● GOAL: Without the pictures, copy the entries below word for word.

● EXCERPTED DATA:
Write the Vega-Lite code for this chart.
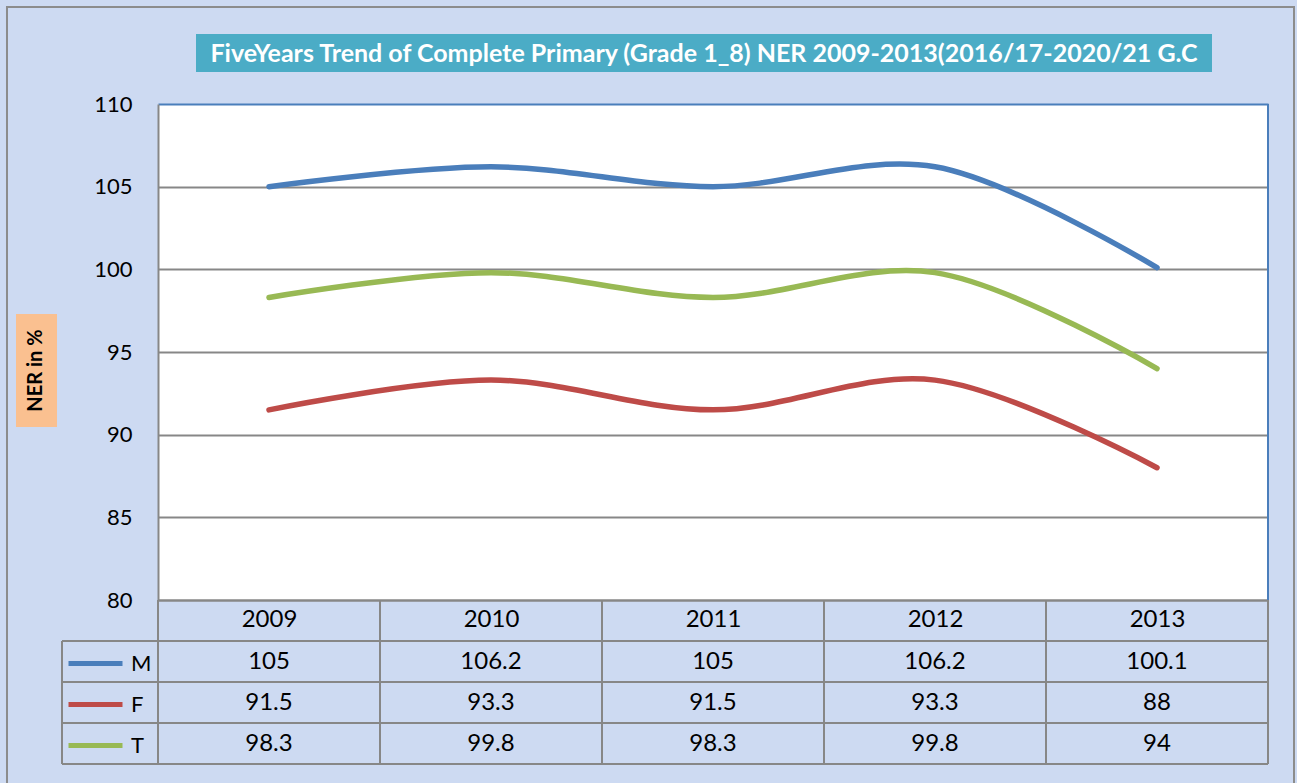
{
  "$schema": "https://vega.github.io/schema/vega-lite/v6.json",
  "width": 1110,
  "height": 496,
  "autosize": {"type": "none"},
  "padding": {"left": 158, "top": 104, "right": 29, "bottom": 183},
  "background": "#CDDAF2",
  "config": {
    "view": {"fill": "white", "stroke": null},
    "font": "Lato",
    "text": {"font": "Lato"}
  },
  "title": {
    "text": "FiveYears Trend of Complete Primary (Grade 1_8) NER 2009-2013(2016/17-2020/21 G.C",
    "anchor": "middle",
    "frame": "group",
    "dx": -9,
    "offset": -73,
    "baseline": "middle",
    "color": "white",
    "font": "Lato",
    "fontSize": 25,
    "fontWeight": "bold"
  },
  "data": {
    "values": [
      {"year": 2009, "sex": "M", "value": 105},
      {"year": 2010, "sex": "M", "value": 106.2},
      {"year": 2011, "sex": "M", "value": 105},
      {"year": 2012, "sex": "M", "value": 106.2},
      {"year": 2013, "sex": "M", "value": 100.1},
      {"year": 2009, "sex": "F", "value": 91.5},
      {"year": 2010, "sex": "F", "value": 93.3},
      {"year": 2011, "sex": "F", "value": 91.5},
      {"year": 2012, "sex": "F", "value": 93.3},
      {"year": 2013, "sex": "F", "value": 88},
      {"year": 2009, "sex": "T", "value": 98.3},
      {"year": 2010, "sex": "T", "value": 99.8},
      {"year": 2011, "sex": "T", "value": 98.3},
      {"year": 2012, "sex": "T", "value": 99.8},
      {"year": 2013, "sex": "T", "value": 94}
    ]
  },
  "encoding": {
    "x": {
      "type": "quantitative",
      "scale": {"domain": [2008.5, 2013.5], "nice": false, "zero": false},
      "axis": {
        "title": null,
        "values": [2009, 2010, 2011, 2012, 2013],
        "format": "d",
        "grid": false,
        "ticks": false,
        "domainColor": "#878787",
        "domainWidth": 2,
        "labelFont": "Lato",
        "labelFontSize": 24,
        "labelColor": "#000000",
        "labelPadding": 7
      }
    },
    "y": {
      "type": "quantitative",
      "scale": {"domain": [80, 110], "nice": false, "zero": false},
      "axis": {
        "title": null,
        "values": [80, 85, 90, 95, 100, 105, 110],
        "grid": true,
        "gridColor": {"condition": {"test": "datum.value == 110", "value": "#4A7EBB"}, "value": "#878787"},
        "gridWidth": 2,
        "ticks": false,
        "domainColor": "#878787",
        "domainWidth": 2,
        "labelFont": "Lato",
        "labelFontSize": 22,
        "labelColor": "#000000",
        "labelPadding": 26
      }
    }
  },
  "layer": [
    {
      "data": {"values": [{}]},
      "mark": {"type": "rect", "fill": "#4BACC6"},
      "encoding": {
        "x": {"datum": 2008.6712}, "x2": {"datum": 2013.2477},
        "y": {"datum": 114.234}, "y2": {"datum": 111.936}
      }
    },
    {
      "data": {"values": [{}]},
      "mark": {"type": "rect", "fill": "#FAC090"},
      "encoding": {
        "x": {"datum": 2007.8604}, "x2": {"datum": 2008.0451},
        "y": {"datum": 97.298}, "y2": {"datum": 90.464}
      }
    },
    {
      "data": {"values": [{"label": "NER in %"}]},
      "mark": {"type": "text", "angle": 270, "fontSize": 20, "fontWeight": "bold", "color": "#000000", "align": "center", "baseline": "middle"},
      "encoding": {
        "x": {"datum": 2007.9527},
        "y": {"datum": 93.881},
        "text": {"field": "label"}
      }
    },
    {
      "data": {"values": [{}]},
      "mark": {"type": "rect", "fill": null, "fillOpacity": 0, "stroke": "#8C8C8C", "strokeWidth": 2},
      "encoding": {
        "x": {"datum": 2007.8198}, "x2": {"datum": 2013.6171},
        "y": {"datum": 115.867}, "y2": {"datum": 68.51}
      }
    },
    {
      "data": {"values": [{}]},
      "mark": {"type": "rule", "color": "#4A7EBB", "strokeWidth": 2},
      "encoding": {"x": {"datum": 2013.5}, "y": {"datum": 80}, "y2": {"datum": 110}}
    },
    {
      "data": {"values": [{}]},
      "mark": {"type": "rule", "color": "#878787", "strokeWidth": 2},
      "encoding": {"x": {"datum": 2008.0676}, "x2": {"datum": 2013.5}, "y": {"datum": 77.52}}
    },
    {
      "data": {"values": [{}]},
      "mark": {"type": "rule", "color": "#878787", "strokeWidth": 2},
      "encoding": {"x": {"datum": 2008.0676}, "x2": {"datum": 2013.5}, "y": {"datum": 75.04}}
    },
    {
      "data": {"values": [{}]},
      "mark": {"type": "rule", "color": "#878787", "strokeWidth": 2},
      "encoding": {"x": {"datum": 2008.0676}, "x2": {"datum": 2013.5}, "y": {"datum": 72.56}}
    },
    {
      "data": {"values": [{}]},
      "mark": {"type": "rule", "color": "#878787", "strokeWidth": 2},
      "encoding": {"x": {"datum": 2008.0676}, "x2": {"datum": 2013.5}, "y": {"datum": 70.08}}
    },
    {
      "data": {"values": [{}]},
      "mark": {"type": "rule", "color": "#878787", "strokeWidth": 2},
      "encoding": {"x": {"datum": 2013.5}, "y": {"datum": 80}, "y2": {"datum": 70.08}}
    },
    {
      "data": {"values": [{}]},
      "mark": {"type": "rule", "color": "#878787", "strokeWidth": 2},
      "encoding": {"x": {"datum": 2008.0676}, "y": {"datum": 77.52}, "y2": {"datum": 70.08}}
    },
    {
      "transform": [{"filter": "datum.sex == 'M'"}],
      "mark": {"type": "rule", "color": "#878787", "strokeWidth": 2, "xOffset": -111},
      "encoding": {"x": {"field": "year"}, "y": {"datum": 80}, "y2": {"datum": 70.08}}
    },
    {
      "mark": {"type": "line", "interpolate": "catmull-rom", "strokeWidth": 5.5, "strokeCap": "round"},
      "encoding": {
        "x": {"field": "year"},
        "y": {"field": "value"},
        "color": {
          "field": "sex",
          "type": "nominal",
          "scale": {"domain": ["M", "F", "T"], "range": ["#4A7EBB", "#BE4B48", "#98B954"]},
          "legend": {
            "orient": "none",
            "legendX": -92,
            "legendY": 530,
            "title": null,
            "direction": "vertical",
            "symbolType": "stroke",
            "symbolStrokeWidth": 5,
            "symbolSize": 2916,
            "labelFont": "Lato",
            "labelFontSize": 22,
            "labelColor": "#000000",
            "labelOffset": 6,
            "rowPadding": -13,
            "padding": 0
          }
        }
      }
    },
    {
      "transform": [{"filter": "datum.sex == 'M'"}],
      "mark": {"type": "text", "fontSize": 24, "color": "#000000"},
      "encoding": {"x": {"field": "year"}, "y": {"datum": 76.28}, "text": {"field": "value"}}
    },
    {
      "transform": [{"filter": "datum.sex == 'F'"}],
      "mark": {"type": "text", "fontSize": 24, "color": "#000000"},
      "encoding": {"x": {"field": "year"}, "y": {"datum": 73.8}, "text": {"field": "value"}}
    },
    {
      "transform": [{"filter": "datum.sex == 'T'"}],
      "mark": {"type": "text", "fontSize": 24, "color": "#000000"},
      "encoding": {"x": {"field": "year"}, "y": {"datum": 71.32}, "text": {"field": "value"}}
    }
  ]
}
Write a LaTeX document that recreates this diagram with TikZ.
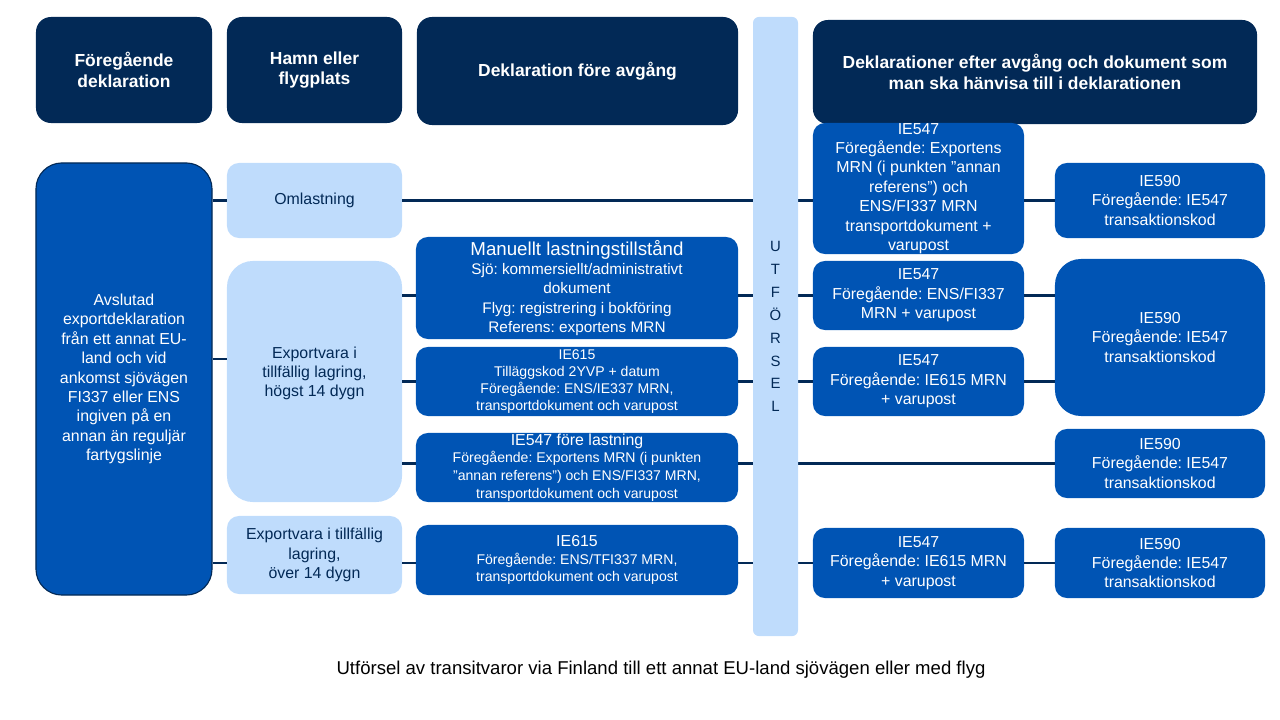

● CORRECT RESPONSE:
Write the Vega-Lite code for this chart.
{
  "$schema": "https://vega.github.io/schema/vega-lite/v6.json",
  "width": 1110,
  "height": 496,
  "autosize": {"type": "none"},
  "padding": {"left": 158, "top": 104, "right": 29, "bottom": 183},
  "background": "#CDDAF2",
  "config": {
    "view": {"fill": "white", "stroke": null},
    "font": "Lato",
    "text": {"font": "Lato"}
  },
  "title": {
    "text": "FiveYears Trend of Complete Primary (Grade 1_8) NER 2009-2013(2016/17-2020/21 G.C",
    "anchor": "middle",
    "frame": "group",
    "dx": -9,
    "offset": -73,
    "baseline": "middle",
    "color": "white",
    "font": "Lato",
    "fontSize": 25,
    "fontWeight": "bold"
  },
  "data": {
    "values": [
      {"year": 2009, "sex": "M", "value": 105},
      {"year": 2010, "sex": "M", "value": 106.2},
      {"year": 2011, "sex": "M", "value": 105},
      {"year": 2012, "sex": "M", "value": 106.2},
      {"year": 2013, "sex": "M", "value": 100.1},
      {"year": 2009, "sex": "F", "value": 91.5},
      {"year": 2010, "sex": "F", "value": 93.3},
      {"year": 2011, "sex": "F", "value": 91.5},
      {"year": 2012, "sex": "F", "value": 93.3},
      {"year": 2013, "sex": "F", "value": 88},
      {"year": 2009, "sex": "T", "value": 98.3},
      {"year": 2010, "sex": "T", "value": 99.8},
      {"year": 2011, "sex": "T", "value": 98.3},
      {"year": 2012, "sex": "T", "value": 99.8},
      {"year": 2013, "sex": "T", "value": 94}
    ]
  },
  "encoding": {
    "x": {
      "type": "quantitative",
      "scale": {"domain": [2008.5, 2013.5], "nice": false, "zero": false},
      "axis": {
        "title": null,
        "values": [2009, 2010, 2011, 2012, 2013],
        "format": "d",
        "grid": false,
        "ticks": false,
        "domainColor": "#878787",
        "domainWidth": 2,
        "labelFont": "Lato",
        "labelFontSize": 24,
        "labelColor": "#000000",
        "labelPadding": 7
      }
    },
    "y": {
      "type": "quantitative",
      "scale": {"domain": [80, 110], "nice": false, "zero": false},
      "axis": {
        "title": null,
        "values": [80, 85, 90, 95, 100, 105, 110],
        "grid": true,
        "gridColor": {"condition": {"test": "datum.value == 110", "value": "#4A7EBB"}, "value": "#878787"},
        "gridWidth": 2,
        "ticks": false,
        "domainColor": "#878787",
        "domainWidth": 2,
        "labelFont": "Lato",
        "labelFontSize": 22,
        "labelColor": "#000000",
        "labelPadding": 26
      }
    }
  },
  "layer": [
    {
      "data": {"values": [{}]},
      "mark": {"type": "rect", "fill": "#4BACC6"},
      "encoding": {
        "x": {"datum": 2008.6712}, "x2": {"datum": 2013.2477},
        "y": {"datum": 114.234}, "y2": {"datum": 111.936}
      }
    },
    {
      "data": {"values": [{}]},
      "mark": {"type": "rect", "fill": "#FAC090"},
      "encoding": {
        "x": {"datum": 2007.8604}, "x2": {"datum": 2008.0451},
        "y": {"datum": 97.298}, "y2": {"datum": 90.464}
      }
    },
    {
      "data": {"values": [{"label": "NER in %"}]},
      "mark": {"type": "text", "angle": 270, "fontSize": 20, "fontWeight": "bold", "color": "#000000", "align": "center", "baseline": "middle"},
      "encoding": {
        "x": {"datum": 2007.9527},
        "y": {"datum": 93.881},
        "text": {"field": "label"}
      }
    },
    {
      "data": {"values": [{}]},
      "mark": {"type": "rect", "fill": null, "fillOpacity": 0, "stroke": "#8C8C8C", "strokeWidth": 2},
      "encoding": {
        "x": {"datum": 2007.8198}, "x2": {"datum": 2013.6171},
        "y": {"datum": 115.867}, "y2": {"datum": 68.51}
      }
    },
    {
      "data": {"values": [{}]},
      "mark": {"type": "rule", "color": "#4A7EBB", "strokeWidth": 2},
      "encoding": {"x": {"datum": 2013.5}, "y": {"datum": 80}, "y2": {"datum": 110}}
    },
    {
      "data": {"values": [{}]},
      "mark": {"type": "rule", "color": "#878787", "strokeWidth": 2},
      "encoding": {"x": {"datum": 2008.0676}, "x2": {"datum": 2013.5}, "y": {"datum": 77.52}}
    },
    {
      "data": {"values": [{}]},
      "mark": {"type": "rule", "color": "#878787", "strokeWidth": 2},
      "encoding": {"x": {"datum": 2008.0676}, "x2": {"datum": 2013.5}, "y": {"datum": 75.04}}
    },
    {
      "data": {"values": [{}]},
      "mark": {"type": "rule", "color": "#878787", "strokeWidth": 2},
      "encoding": {"x": {"datum": 2008.0676}, "x2": {"datum": 2013.5}, "y": {"datum": 72.56}}
    },
    {
      "data": {"values": [{}]},
      "mark": {"type": "rule", "color": "#878787", "strokeWidth": 2},
      "encoding": {"x": {"datum": 2008.0676}, "x2": {"datum": 2013.5}, "y": {"datum": 70.08}}
    },
    {
      "data": {"values": [{}]},
      "mark": {"type": "rule", "color": "#878787", "strokeWidth": 2},
      "encoding": {"x": {"datum": 2013.5}, "y": {"datum": 80}, "y2": {"datum": 70.08}}
    },
    {
      "data": {"values": [{}]},
      "mark": {"type": "rule", "color": "#878787", "strokeWidth": 2},
      "encoding": {"x": {"datum": 2008.0676}, "y": {"datum": 77.52}, "y2": {"datum": 70.08}}
    },
    {
      "transform": [{"filter": "datum.sex == 'M'"}],
      "mark": {"type": "rule", "color": "#878787", "strokeWidth": 2, "xOffset": -111},
      "encoding": {"x": {"field": "year"}, "y": {"datum": 80}, "y2": {"datum": 70.08}}
    },
    {
      "mark": {"type": "line", "interpolate": "catmull-rom", "strokeWidth": 5.5, "strokeCap": "round"},
      "encoding": {
        "x": {"field": "year"},
        "y": {"field": "value"},
        "color": {
          "field": "sex",
          "type": "nominal",
          "scale": {"domain": ["M", "F", "T"], "range": ["#4A7EBB", "#BE4B48", "#98B954"]},
          "legend": {
            "orient": "none",
            "legendX": -92,
            "legendY": 530,
            "title": null,
            "direction": "vertical",
            "symbolType": "stroke",
            "symbolStrokeWidth": 5,
            "symbolSize": 2916,
            "labelFont": "Lato",
            "labelFontSize": 22,
            "labelColor": "#000000",
            "labelOffset": 6,
            "rowPadding": -13,
            "padding": 0
          }
        }
      }
    },
    {
      "transform": [{"filter": "datum.sex == 'M'"}],
      "mark": {"type": "text", "fontSize": 24, "color": "#000000"},
      "encoding": {"x": {"field": "year"}, "y": {"datum": 76.28}, "text": {"field": "value"}}
    },
    {
      "transform": [{"filter": "datum.sex == 'F'"}],
      "mark": {"type": "text", "fontSize": 24, "color": "#000000"},
      "encoding": {"x": {"field": "year"}, "y": {"datum": 73.8}, "text": {"field": "value"}}
    },
    {
      "transform": [{"filter": "datum.sex == 'T'"}],
      "mark": {"type": "text", "fontSize": 24, "color": "#000000"},
      "encoding": {"x": {"field": "year"}, "y": {"datum": 71.32}, "text": {"field": "value"}}
    }
  ]
}
Write a LaTeX document that recreates this diagram with TikZ.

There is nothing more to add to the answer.